→ Problem description
Copy exactly the lines from the beginning of the data down to and including the line holding "435, 304, 163, 92]", without any pictures.

→ Supplied material
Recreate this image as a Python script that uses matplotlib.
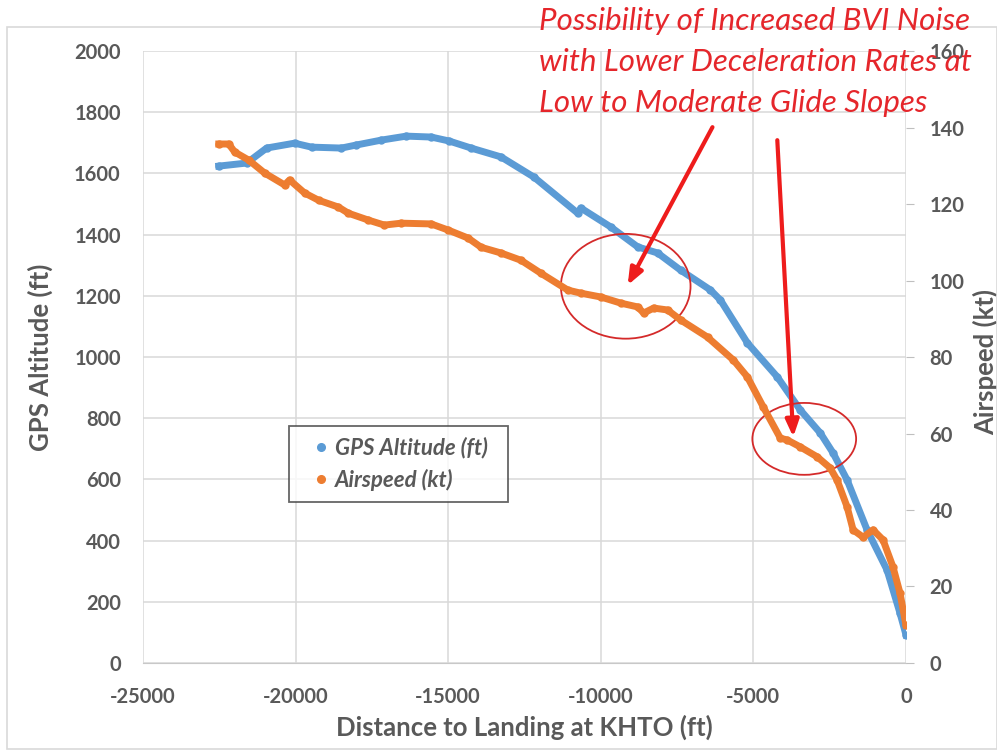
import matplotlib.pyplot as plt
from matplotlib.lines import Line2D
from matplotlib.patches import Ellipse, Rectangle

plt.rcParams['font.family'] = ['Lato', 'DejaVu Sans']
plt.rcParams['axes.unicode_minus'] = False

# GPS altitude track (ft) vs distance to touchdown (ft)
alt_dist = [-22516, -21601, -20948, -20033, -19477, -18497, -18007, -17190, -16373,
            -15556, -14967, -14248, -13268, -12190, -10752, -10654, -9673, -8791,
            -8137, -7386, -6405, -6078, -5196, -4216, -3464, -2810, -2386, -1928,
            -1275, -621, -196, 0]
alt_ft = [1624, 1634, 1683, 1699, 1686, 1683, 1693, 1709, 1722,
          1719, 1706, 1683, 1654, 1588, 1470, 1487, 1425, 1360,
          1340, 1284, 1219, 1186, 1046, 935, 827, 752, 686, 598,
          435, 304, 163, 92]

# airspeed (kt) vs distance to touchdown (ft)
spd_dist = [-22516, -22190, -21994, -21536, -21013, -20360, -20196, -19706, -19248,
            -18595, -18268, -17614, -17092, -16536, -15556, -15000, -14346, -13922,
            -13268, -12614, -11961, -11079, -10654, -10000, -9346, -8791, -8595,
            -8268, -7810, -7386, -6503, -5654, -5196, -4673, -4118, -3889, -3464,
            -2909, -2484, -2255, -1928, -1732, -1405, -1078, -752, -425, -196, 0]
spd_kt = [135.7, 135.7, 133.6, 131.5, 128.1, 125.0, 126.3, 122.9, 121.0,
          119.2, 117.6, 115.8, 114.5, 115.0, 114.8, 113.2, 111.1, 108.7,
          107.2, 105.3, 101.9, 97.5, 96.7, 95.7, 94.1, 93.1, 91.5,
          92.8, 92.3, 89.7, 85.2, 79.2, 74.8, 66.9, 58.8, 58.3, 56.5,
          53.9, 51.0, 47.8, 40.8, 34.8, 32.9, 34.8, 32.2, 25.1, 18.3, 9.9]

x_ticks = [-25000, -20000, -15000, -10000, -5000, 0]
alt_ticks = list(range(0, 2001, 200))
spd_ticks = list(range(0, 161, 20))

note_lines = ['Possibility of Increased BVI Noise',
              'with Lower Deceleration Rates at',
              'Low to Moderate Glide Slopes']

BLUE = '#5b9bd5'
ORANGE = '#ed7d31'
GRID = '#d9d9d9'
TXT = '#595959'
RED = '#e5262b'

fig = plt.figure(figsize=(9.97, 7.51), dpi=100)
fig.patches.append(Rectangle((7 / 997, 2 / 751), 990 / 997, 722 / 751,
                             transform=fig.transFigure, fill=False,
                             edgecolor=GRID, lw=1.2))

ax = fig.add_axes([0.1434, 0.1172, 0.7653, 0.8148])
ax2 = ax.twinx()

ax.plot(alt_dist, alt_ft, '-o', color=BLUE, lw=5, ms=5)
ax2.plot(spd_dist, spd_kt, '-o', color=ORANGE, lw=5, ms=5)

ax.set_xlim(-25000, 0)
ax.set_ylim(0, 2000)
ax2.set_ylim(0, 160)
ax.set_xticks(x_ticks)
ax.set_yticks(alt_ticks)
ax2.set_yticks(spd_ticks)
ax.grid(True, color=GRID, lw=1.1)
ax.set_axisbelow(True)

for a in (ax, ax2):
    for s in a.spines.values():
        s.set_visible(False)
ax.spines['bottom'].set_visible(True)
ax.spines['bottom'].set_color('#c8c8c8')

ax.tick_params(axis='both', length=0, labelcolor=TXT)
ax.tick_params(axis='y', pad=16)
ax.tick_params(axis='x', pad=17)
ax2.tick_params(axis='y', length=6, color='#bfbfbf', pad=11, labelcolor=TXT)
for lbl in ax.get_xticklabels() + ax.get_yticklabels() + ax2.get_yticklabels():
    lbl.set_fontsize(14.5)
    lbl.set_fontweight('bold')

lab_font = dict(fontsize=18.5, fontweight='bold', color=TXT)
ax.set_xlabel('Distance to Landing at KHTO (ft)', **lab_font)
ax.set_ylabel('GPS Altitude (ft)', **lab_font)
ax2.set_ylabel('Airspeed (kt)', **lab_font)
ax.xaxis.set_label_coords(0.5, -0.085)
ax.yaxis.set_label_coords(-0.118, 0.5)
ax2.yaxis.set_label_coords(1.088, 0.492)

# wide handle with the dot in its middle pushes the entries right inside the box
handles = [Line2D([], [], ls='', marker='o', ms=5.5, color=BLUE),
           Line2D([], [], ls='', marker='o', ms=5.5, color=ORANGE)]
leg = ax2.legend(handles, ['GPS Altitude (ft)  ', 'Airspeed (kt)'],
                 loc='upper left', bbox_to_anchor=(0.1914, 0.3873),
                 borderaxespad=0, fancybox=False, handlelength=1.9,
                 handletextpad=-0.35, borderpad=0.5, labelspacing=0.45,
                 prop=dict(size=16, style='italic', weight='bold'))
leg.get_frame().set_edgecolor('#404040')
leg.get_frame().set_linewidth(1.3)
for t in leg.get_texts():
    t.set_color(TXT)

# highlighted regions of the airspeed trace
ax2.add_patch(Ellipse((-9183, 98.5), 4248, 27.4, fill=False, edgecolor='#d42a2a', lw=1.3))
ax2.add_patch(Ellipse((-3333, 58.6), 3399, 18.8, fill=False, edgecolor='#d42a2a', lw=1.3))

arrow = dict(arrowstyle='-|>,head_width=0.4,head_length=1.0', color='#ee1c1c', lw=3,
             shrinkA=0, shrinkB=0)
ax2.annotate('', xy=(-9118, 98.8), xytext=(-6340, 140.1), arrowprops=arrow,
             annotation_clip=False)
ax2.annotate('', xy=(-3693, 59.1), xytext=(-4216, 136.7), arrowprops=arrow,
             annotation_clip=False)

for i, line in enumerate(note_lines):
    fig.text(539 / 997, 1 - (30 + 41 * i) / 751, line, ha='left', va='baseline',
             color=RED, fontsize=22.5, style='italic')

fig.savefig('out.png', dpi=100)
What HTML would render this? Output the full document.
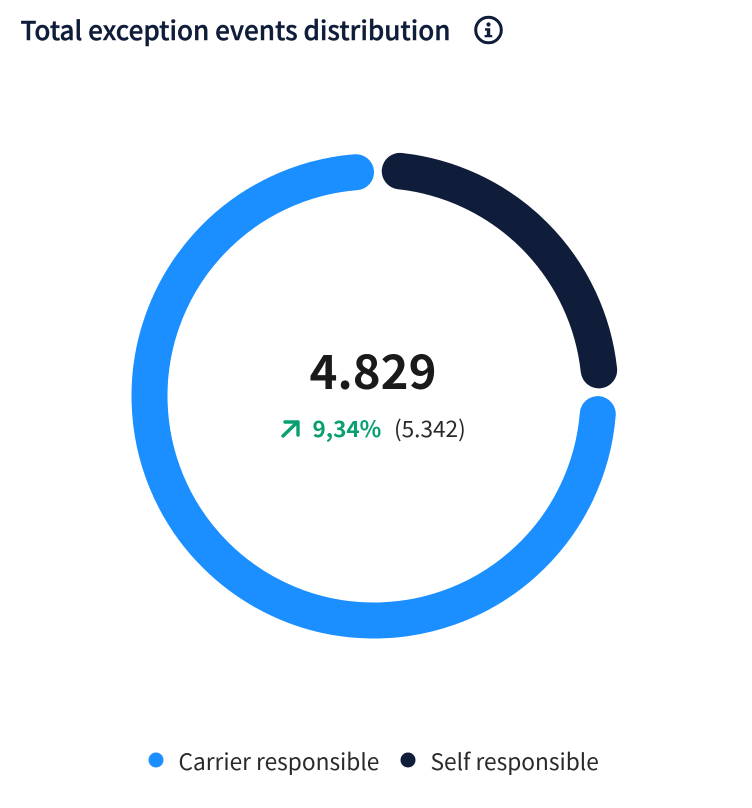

→ The reply
Recreate this image as a Python script that uses matplotlib.
import matplotlib.pyplot as plt
from matplotlib.lines import Line2D
from matplotlib.patches import Ellipse, Rectangle

plt.rcParams['font.family'] = ['Lato', 'DejaVu Sans']
plt.rcParams['axes.unicode_minus'] = False

# GPS altitude track (ft) vs distance to touchdown (ft)
alt_dist = [-22516, -21601, -20948, -20033, -19477, -18497, -18007, -17190, -16373,
            -15556, -14967, -14248, -13268, -12190, -10752, -10654, -9673, -8791,
            -8137, -7386, -6405, -6078, -5196, -4216, -3464, -2810, -2386, -1928,
            -1275, -621, -196, 0]
alt_ft = [1624, 1634, 1683, 1699, 1686, 1683, 1693, 1709, 1722,
          1719, 1706, 1683, 1654, 1588, 1470, 1487, 1425, 1360,
          1340, 1284, 1219, 1186, 1046, 935, 827, 752, 686, 598,
          435, 304, 163, 92]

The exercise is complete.